Shares in Oxford BioMedica shot up more than 40% earlier this week after its Parkinson's disease gene therapy ProSavin continued to perform well in clinical trials, raising hopes for a new treatment for the condition.

The drugmaker said a Phase I/II study of the drug met its primary endpoint in demonstrating safety as well as secondary goals showing clinical benefit in patients with mid-stage Parkinson's who are experiencing reduced benefit on L-DOPA 'equivalent' therapy, the mainstay of treatment.

In patients taking the higher dose of ProSavin an average motor function improvement of 30% was observed, even reaching 41% in one patient. Furthermore, L-DOPA 'equivalent' therapy was reduced in all six patients, when normally it increases as PD progresses.

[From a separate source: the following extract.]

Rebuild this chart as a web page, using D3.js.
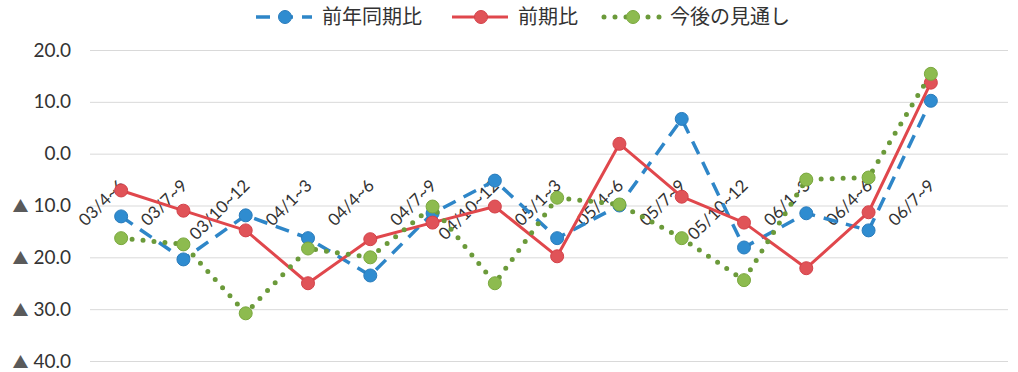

The findings certainly add further evidence to support the drug's use for the condition, and according to John Dawson, Oxford BioMedica's chief executive, they provide "a solid basis" for its further clinical development. 

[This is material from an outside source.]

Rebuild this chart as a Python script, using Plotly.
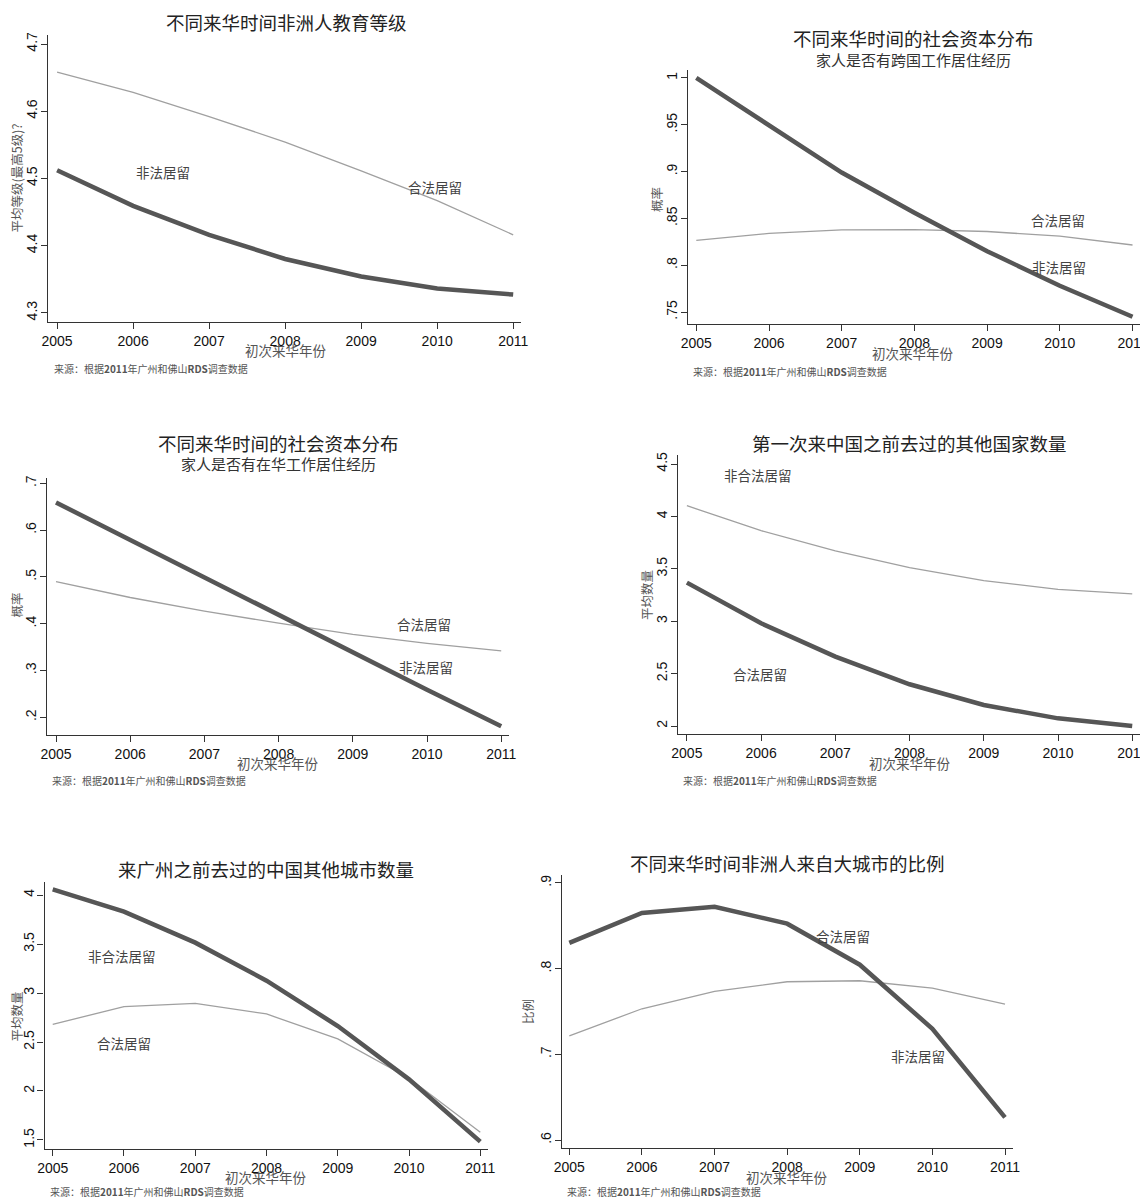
import plotly.graph_objects as go

# page body has an 8px default margin: the figure is drawn offset by it
OFF = 8
W, H = 1148 - OFF, 1198 - OFF

years = [2005, 2006, 2007, 2008, 2009, 2010, 2011]
year_labels = ["2005", "2006", "2007", "2008", "2009", "2010", "2011"]

# Panel 1: 教育等级
p1_legal = [4.658, 4.628, 4.592, 4.554, 4.511, 4.467, 4.416]
p1_illegal = [4.512, 4.459, 4.416, 4.380, 4.354, 4.336, 4.327]
p1_ticks = [4.3, 4.4, 4.5, 4.6, 4.7]
p1_ticktext = ["4.3", "4.4", "4.5", "4.6", "4.7"]

# Panel 2: 跨国工作居住经历
p2_illegal = [1.000, 0.949, 0.899, 0.856, 0.815, 0.778, 0.745]
p2_legal = [0.8266, 0.834, 0.8377, 0.838, 0.836, 0.831, 0.8216]
p2_ticks = [0.75, 0.8, 0.85, 0.9, 0.95, 1.0]
p2_ticktext = [".75", ".8", ".85", ".9", ".95", "1"]

# Panel 3: 在华工作居住经历
p3_illegal = [0.659, 0.579, 0.498, 0.419, 0.338, 0.259, 0.181]
p3_legal = [0.490, 0.456, 0.427, 0.401, 0.377, 0.358, 0.342]
p3_ticks = [0.2, 0.3, 0.4, 0.5, 0.6, 0.7]
p3_ticktext = [".2", ".3", ".4", ".5", ".6", ".7"]

# Panel 4: 其他国家数量
p4_thick = [3.368, 2.980, 2.662, 2.398, 2.200, 2.073, 2.000]
p4_thin = [4.102, 3.864, 3.670, 3.511, 3.387, 3.304, 3.260]
p4_ticks = [2, 2.5, 3, 3.5, 4, 4.5]
p4_ticktext = ["2", "2.5", "3", "3.5", "4", "4.5"]

# Panel 5: 中国其他城市数量
p5_thick = [4.058, 3.830, 3.514, 3.126, 2.663, 2.119, 1.483]
p5_thin = [2.680, 2.861, 2.895, 2.786, 2.531, 2.130, 1.578]
p5_ticks = [1.5, 2, 2.5, 3, 3.5, 4]
p5_ticktext = ["1.5", "2", "2.5", "3", "3.5", "4"]

# Panel 6: 来自大城市的比例
p6_thick = [0.830, 0.865, 0.8723, 0.8525, 0.8046, 0.7298, 0.6265]
p6_thin = [0.7216, 0.7532, 0.7734, 0.7847, 0.7859, 0.7773, 0.7586]
p6_ticks = [0.6, 0.7, 0.8, 0.9]
p6_ticktext = [".6", ".7", ".8", ".9"]

THICK = dict(color="#565656", width=4.5)
THIN = dict(color="#a0a0a0", width=1.3)

CJK = "Noto Sans CJK SC"
LATIN = "Liberation Sans, Arial"

panels = [
    dict(box=(48.2, 35, 521.4, 322), xr=(2004.883, 2011.108), yr=(4.2862, 4.7134),
         ticks=p1_ticks, ticktext=p1_ticktext, thick=p1_illegal, thin=p1_legal,
         title=("不同来华时间非洲人教育等级", 286, 22), sub=None,
         ytitle=("平均等级(最高5级)?", 16.5, 178), xtitle=(286, 350), src=(51.8, 368),
         labels=[("非法居留", 163, 172), ("合法居留", 435, 187)]),
    dict(box=(688, 70, 1139.8, 324), xr=(2004.886, 2011.100), yr=(0.7372, 1.0085),
         ticks=p2_ticks, ticktext=p2_ticktext, thick=p2_illegal, thin=p2_legal,
         title=("不同来华时间的社会资本分布", 913, 38), sub=("家人是否有跨国工作居住经历", 913, 60),
         ytitle=("概率", 657, 200), xtitle=(913, 353), src=(690.5, 371),
         labels=[("合法居留", 1057.5, 220), ("非法居留", 1059, 267)]),
    dict(box=(47.1, 478, 509, 735), xr=(2004.880, 2011.105), yr=(0.1622, 0.7113),
         ticks=p3_ticks, ticktext=p3_ticktext, thick=p3_illegal, thin=p3_legal,
         title=("不同来华时间的社会资本分布", 278, 443), sub=("家人是否有在华工作居住经历", 278, 464),
         ytitle=("概率", 15.5, 605), xtitle=(278, 763), src=(50, 780),
         labels=[("合法居留", 424, 624), ("非法居留", 426, 667)]),
    dict(box=(678.2, 455, 1139.8, 734), xr=(2004.883, 2011.102), yr=(1.9237, 4.5859),
         ticks=p4_ticks, ticktext=p4_ticktext, thick=p4_thick, thin=p4_thin,
         title=("第一次来中国之前去过的其他国家数量", 909.7, 443), sub=None,
         ytitle=("平均数量", 646, 595), xtitle=(909.7, 763), src=(681.4, 780),
         labels=[("非合法居留", 758, 475), ("合法居留", 760.4, 674)]),
    dict(box=(44.6, 881.7, 487.5, 1149), xr=(2004.886, 2011.101), yr=(1.408, 4.136),
         ticks=p5_ticks, ticktext=p5_ticktext, thick=p5_thick, thin=p5_thin,
         title=("来广州之前去过的中国其他城市数量", 266, 869), sub=None,
         ytitle=("平均数量", 15.5, 1017), xtitle=(266, 1177), src=(48, 1191),
         labels=[("非合法居留", 122, 956), ("合法居留", 124, 1043)]),
    dict(box=(561.7, 875, 1012.7, 1148), xr=(2004.895, 2011.106), yr=(0.5907, 0.9093),
         ticks=p6_ticks, ticktext=p6_ticktext, thick=p6_thick, thin=p6_thin,
         title=("不同来华时间非洲人来自大城市的比例", 787, 863), sub=None,
         ytitle=("比例", 527, 1012), xtitle=(787, 1177), src=(565, 1191),
         labels=[("合法居留", 843, 936), ("非法居留", 918, 1056)]),
]


def px(x):
    return (x - OFF) / W


def py(y):
    return 1 - (y - OFF) / H


fig = go.Figure()
layout = dict(width=W, height=H, margin=dict(l=0, r=0, t=0, b=0, autoexpand=False),
              paper_bgcolor="white", plot_bgcolor="white", showlegend=False,
              annotations=[])

for i, p in enumerate(panels, start=1):
    xa = "x" if i == 1 else f"x{i}"
    ya = "y" if i == 1 else f"y{i}"
    l, t, r, b = p["box"]
    fig.add_trace(go.Scatter(x=years, y=p["thin"], mode="lines", line=THIN,
                             xaxis=xa, yaxis=ya, hoverinfo="skip", cliponaxis=False))
    fig.add_trace(go.Scatter(x=years, y=p["thick"], mode="lines", line=THICK,
                             xaxis=xa, yaxis=ya, hoverinfo="skip", cliponaxis=False))
    xkey = "xaxis" if i == 1 else f"xaxis{i}"
    ykey = "yaxis" if i == 1 else f"yaxis{i}"
    layout[xkey] = dict(domain=[px(l), px(r)], range=list(p["xr"]), anchor=ya,
                        automargin=False,
                        showline=True, linecolor="#333", linewidth=1.3,
                        showgrid=False, zeroline=False, ticks="outside", ticklen=6,
                        tickcolor="#333", tickwidth=1, tickvals=years,
                        ticktext=year_labels,
                        tickfont=dict(family=LATIN, size=14, color="#111"))
    layout[ykey] = dict(domain=[py(b), py(t)], range=list(p["yr"]), anchor=xa,
                        automargin=False,
                        showline=True, linecolor="#333", linewidth=1.3,
                        showgrid=False, zeroline=False, ticks="outside", ticklen=6,
                        tickcolor="#333", tickwidth=1, tickvals=p["ticks"],
                        ticktext=p["ticktext"], tickangle=-90, ticklabelstandoff=-2,
                        tickfont=dict(family=LATIN, size=14, color="#111"))
    ann = layout["annotations"]
    tt, tx, ty = p["title"]
    ann.append(dict(text=tt, x=px(tx), y=py(ty), xref="paper", yref="paper",
                    showarrow=False, xanchor="center", yanchor="middle",
                    font=dict(family=CJK, size=18.5, color="#222")))
    if p["sub"]:
        st, sx, sy = p["sub"]
        ann.append(dict(text=st, x=px(sx), y=py(sy), xref="paper", yref="paper",
                        showarrow=False, xanchor="center", yanchor="middle",
                        font=dict(family=CJK, size=15, color="#333")))
    yt, yx, yy = p["ytitle"]
    ann.append(dict(text=yt, x=px(yx), y=py(yy), xref="paper", yref="paper",
                    showarrow=False, xanchor="center", yanchor="middle", textangle=-90,
                    font=dict(family=CJK, size=12.5, color="#555")))
    xx, xy = p["xtitle"]
    ann.append(dict(text="初次来华年份", x=px(xx), y=py(xy), xref="paper", yref="paper",
                    showarrow=False, xanchor="center", yanchor="middle",
                    font=dict(family=CJK, size=13.5, color="#555")))
    sx, sy = p["src"]
    ann.append(dict(text="来源：根据<b>2011</b>年广州和佛山<b>RDS</b>调查数据", x=px(sx), y=py(sy),
                    xref="paper", yref="paper", showarrow=False, xanchor="left",
                    yanchor="middle", font=dict(family=CJK, size=10, color="#555")))
    for lt, lx, ly in p["labels"]:
        ann.append(dict(text=lt, x=px(lx), y=py(ly), xref="paper", yref="paper",
                        showarrow=False, xanchor="center", yanchor="middle",
                        font=dict(family=CJK, size=13.5, color="#444")))

fig.update_layout(**layout)
fig.write_html("out.html")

"We are currently evaluating a more potent formulation of ProSavin to ensure the greatest chance of success in randomised Phase II studies and increase the commercial opportunity for this novel product,” he said, outlining the development strategy.

The need for new and effective Parkinson's disease drugs is great; the condition is forecast to affect around 1.7 million patients in the world's seven major markets - US, Japan, UK, France, Germany, Italy and Spain - by 2019, at which point sales of current treatments, none of which provide long-term symptom relief, could exceed $2.8 billion in these territories, the company points out. 

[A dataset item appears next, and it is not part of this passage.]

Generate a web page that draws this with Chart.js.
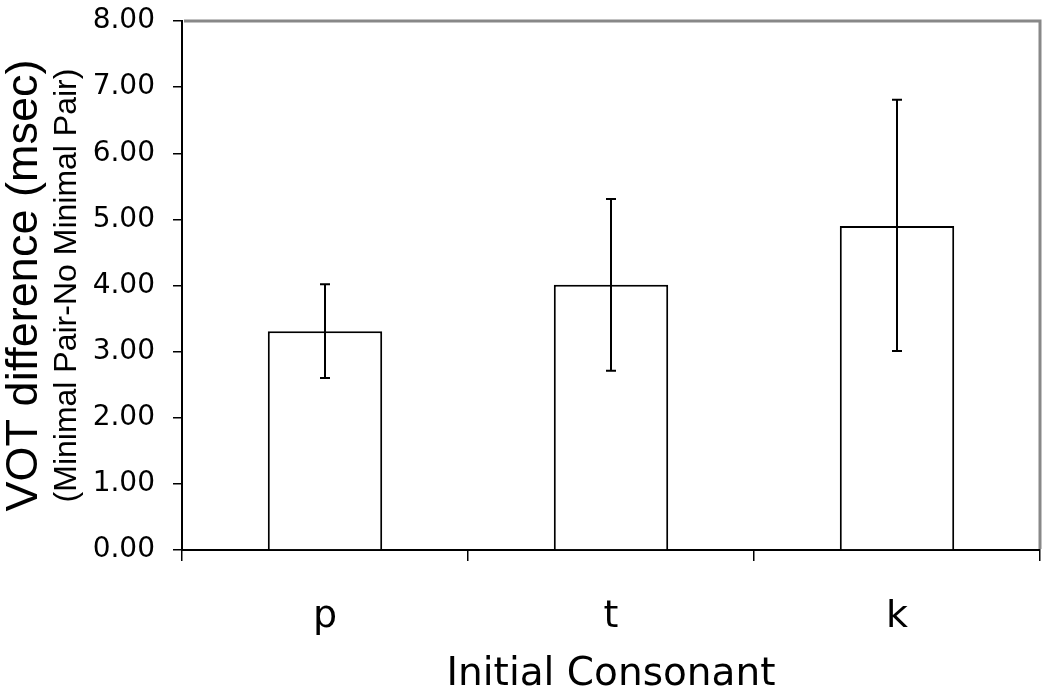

According to Oxford BioMedica, if development is successful, ProSavin - which basically delivers the genes for three enzymes needed for the synthesis of dopamine into the brain - could address a major unmet medical need in PD by offering "long-lasting benefit from a single administration".

GW gets milestone

Elsewhere, UK group GW Pharmaceuticals also had good news this week in the shape of an 11.9 million Euro milestone payment from Almirall, its Spanish partner for Sativex (delta-9-tetrahydrocannabinol and cannabidiol), due sometime this month.

The fee is being released by Almirall after GW achieved a specified patient recruitment target in the current Phase III trial assessing the cannabis-based drug for cancer pain, the firm said.